NGFA Chairman Reed also cited Keith’s leadership in the “tremendous growth” in the NGFA’s membership, particularly during the past decade despite the challenge of increased industry consolidation. “Further, his strong management of our Association’s finances has put the NGFA in the enviable position of being able to reduce or provide rebates of our members’ dues investments in three of the last four years,” Reed said. “I’m not aware of another national trade association that can make a similar claim.”
Keith said the ability to attract companies and grow membership came hand-in-hand with the NGFA’s growing reputation as an effective policy voice in Washington and elsewhere. “In that regard, the NGFA has never been stronger,” he said.
Keith also extended his appreciation to the NGFA’s staff and officer leaders, as well as the “outstanding” industry members serving on the NGFA’s 17 committees. “I had the good fortune to hire all the current staff except Randy Gordon (who joined the NGFA’s staff in 1978), and take great pride in the quality of the staff I’ve been able to attract to serve the industry,” he said. “The organization is in incredibly good hands.
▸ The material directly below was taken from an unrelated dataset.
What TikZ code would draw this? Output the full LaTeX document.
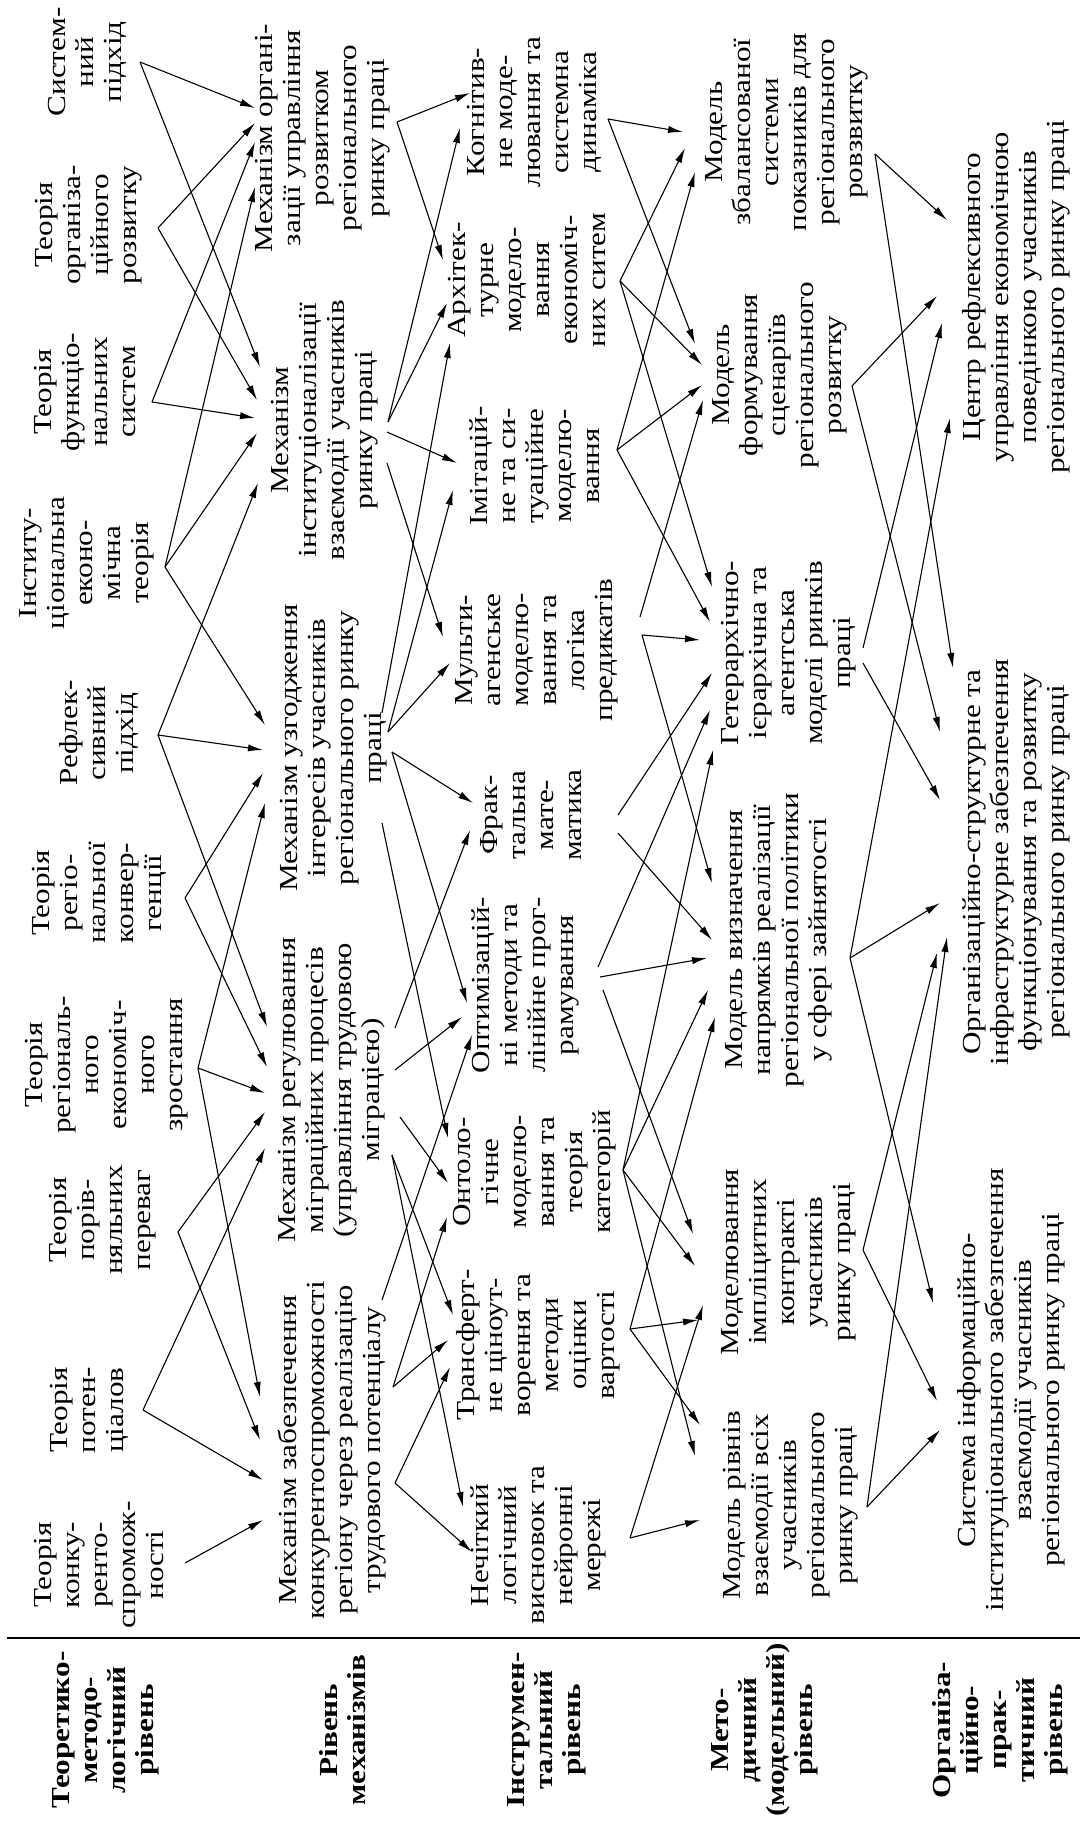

“As I leave the NGFA, I’ll be doing some new things with and for the industry, and plan to maintain contact,” Keith said.
Keith has accepted the NGFA’s invitation to attend its March 18-20 convention in Charleston, S.C., where he will be recognized for his three decades of service to the industry.
“Kendell has left an indelible and enduring legacy on the NGFA and the industry, and positioned our Association for continued success and a very bright future in serving the grain, feed, grain processing and export sectors as we seek to meet the challenge of feeding a growing world,” concluded NGFA Executive Committee Chairman Coyle.
The NGFA’s membership encompasses all sectors of the industry, including country, terminal and export elevators; feed and feed ingredient manufacturers; biofuels companies; cash grain and feed merchants; end users of grain and grain products, including processors, flour millers, and livestock and poultry integrators; commodity futures brokers and commission merchants; and allied industries.